**Work instructions**
Output the first line of the listing and each line after it, up to and including the line that contains "import pandas as pd", exactly as written, minus the pictures.
— start Data extract —
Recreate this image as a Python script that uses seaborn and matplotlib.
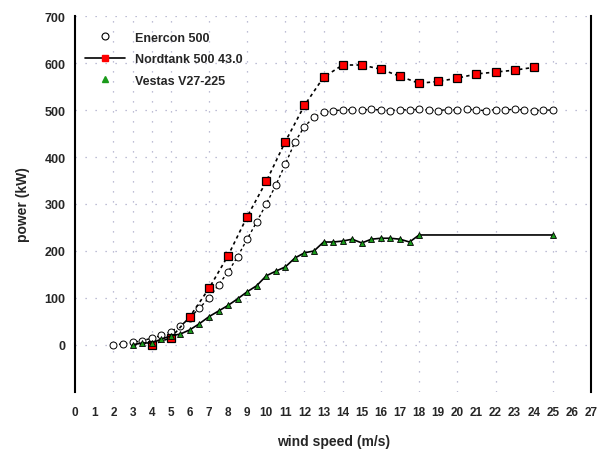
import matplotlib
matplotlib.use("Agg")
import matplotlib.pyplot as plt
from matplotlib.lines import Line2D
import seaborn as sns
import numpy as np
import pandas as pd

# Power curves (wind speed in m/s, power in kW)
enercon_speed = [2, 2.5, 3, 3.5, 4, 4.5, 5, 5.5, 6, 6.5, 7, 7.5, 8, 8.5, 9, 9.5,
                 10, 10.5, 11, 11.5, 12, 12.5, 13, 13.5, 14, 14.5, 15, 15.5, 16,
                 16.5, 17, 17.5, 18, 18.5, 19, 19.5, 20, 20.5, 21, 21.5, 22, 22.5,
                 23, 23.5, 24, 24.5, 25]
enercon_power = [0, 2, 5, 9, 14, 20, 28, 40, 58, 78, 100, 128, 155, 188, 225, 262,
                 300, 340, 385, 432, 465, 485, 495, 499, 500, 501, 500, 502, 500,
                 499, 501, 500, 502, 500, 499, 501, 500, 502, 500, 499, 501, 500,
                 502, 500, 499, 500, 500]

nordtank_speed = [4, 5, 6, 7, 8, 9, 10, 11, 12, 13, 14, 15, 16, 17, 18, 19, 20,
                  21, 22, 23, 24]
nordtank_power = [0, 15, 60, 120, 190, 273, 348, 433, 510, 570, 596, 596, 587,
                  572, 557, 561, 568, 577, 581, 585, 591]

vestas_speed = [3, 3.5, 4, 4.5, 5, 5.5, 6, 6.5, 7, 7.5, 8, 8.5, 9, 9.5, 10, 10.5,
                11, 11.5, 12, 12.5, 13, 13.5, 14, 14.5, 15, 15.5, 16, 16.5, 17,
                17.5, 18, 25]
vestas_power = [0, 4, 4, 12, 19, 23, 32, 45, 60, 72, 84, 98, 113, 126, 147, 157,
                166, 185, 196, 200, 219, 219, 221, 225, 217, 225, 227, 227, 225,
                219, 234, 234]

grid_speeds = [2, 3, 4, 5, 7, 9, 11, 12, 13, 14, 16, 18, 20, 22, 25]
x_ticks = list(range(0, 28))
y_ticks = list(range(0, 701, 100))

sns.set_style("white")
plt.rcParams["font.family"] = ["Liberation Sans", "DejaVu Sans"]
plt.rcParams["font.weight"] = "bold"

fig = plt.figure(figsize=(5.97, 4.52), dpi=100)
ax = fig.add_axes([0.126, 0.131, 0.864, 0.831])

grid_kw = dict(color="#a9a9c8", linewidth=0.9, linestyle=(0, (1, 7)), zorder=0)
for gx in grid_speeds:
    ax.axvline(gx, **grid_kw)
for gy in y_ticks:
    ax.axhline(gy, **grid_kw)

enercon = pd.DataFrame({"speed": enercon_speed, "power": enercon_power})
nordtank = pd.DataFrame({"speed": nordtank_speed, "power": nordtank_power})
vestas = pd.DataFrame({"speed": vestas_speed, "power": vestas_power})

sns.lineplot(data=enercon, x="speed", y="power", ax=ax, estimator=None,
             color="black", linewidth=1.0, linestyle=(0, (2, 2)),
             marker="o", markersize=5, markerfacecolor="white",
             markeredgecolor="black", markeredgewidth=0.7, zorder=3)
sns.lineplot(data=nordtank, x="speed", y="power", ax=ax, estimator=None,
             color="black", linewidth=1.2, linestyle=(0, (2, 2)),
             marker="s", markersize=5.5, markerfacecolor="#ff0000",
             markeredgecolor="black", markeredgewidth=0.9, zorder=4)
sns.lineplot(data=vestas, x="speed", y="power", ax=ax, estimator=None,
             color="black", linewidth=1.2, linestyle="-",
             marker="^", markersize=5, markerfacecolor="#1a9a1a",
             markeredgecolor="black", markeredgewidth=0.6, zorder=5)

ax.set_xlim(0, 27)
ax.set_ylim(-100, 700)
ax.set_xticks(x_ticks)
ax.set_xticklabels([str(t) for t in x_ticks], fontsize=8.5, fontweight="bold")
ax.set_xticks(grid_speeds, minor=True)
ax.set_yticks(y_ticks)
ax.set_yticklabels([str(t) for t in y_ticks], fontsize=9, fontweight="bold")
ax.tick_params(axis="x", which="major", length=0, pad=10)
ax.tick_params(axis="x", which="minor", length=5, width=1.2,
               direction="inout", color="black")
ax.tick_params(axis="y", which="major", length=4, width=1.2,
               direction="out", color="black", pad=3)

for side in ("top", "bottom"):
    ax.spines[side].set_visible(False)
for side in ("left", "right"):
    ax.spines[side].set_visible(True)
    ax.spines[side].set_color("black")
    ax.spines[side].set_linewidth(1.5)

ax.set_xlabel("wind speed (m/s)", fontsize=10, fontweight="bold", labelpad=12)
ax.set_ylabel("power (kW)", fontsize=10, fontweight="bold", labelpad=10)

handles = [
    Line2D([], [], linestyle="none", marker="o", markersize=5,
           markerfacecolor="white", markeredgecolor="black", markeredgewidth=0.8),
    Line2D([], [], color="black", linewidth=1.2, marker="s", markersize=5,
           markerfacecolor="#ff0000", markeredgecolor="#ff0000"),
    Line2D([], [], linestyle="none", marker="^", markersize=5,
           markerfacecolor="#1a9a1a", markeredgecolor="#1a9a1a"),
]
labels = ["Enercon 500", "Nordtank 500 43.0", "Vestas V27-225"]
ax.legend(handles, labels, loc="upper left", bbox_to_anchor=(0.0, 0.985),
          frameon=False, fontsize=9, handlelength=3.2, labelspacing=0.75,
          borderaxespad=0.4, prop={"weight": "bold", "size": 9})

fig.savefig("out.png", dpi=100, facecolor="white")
— end Data extract —
**Task answer**
Recreate this image as a Python script that uses seaborn and matplotlib.
import matplotlib
matplotlib.use("Agg")
import matplotlib.pyplot as plt
from matplotlib.lines import Line2D
import seaborn as sns
import numpy as np
import pandas as pd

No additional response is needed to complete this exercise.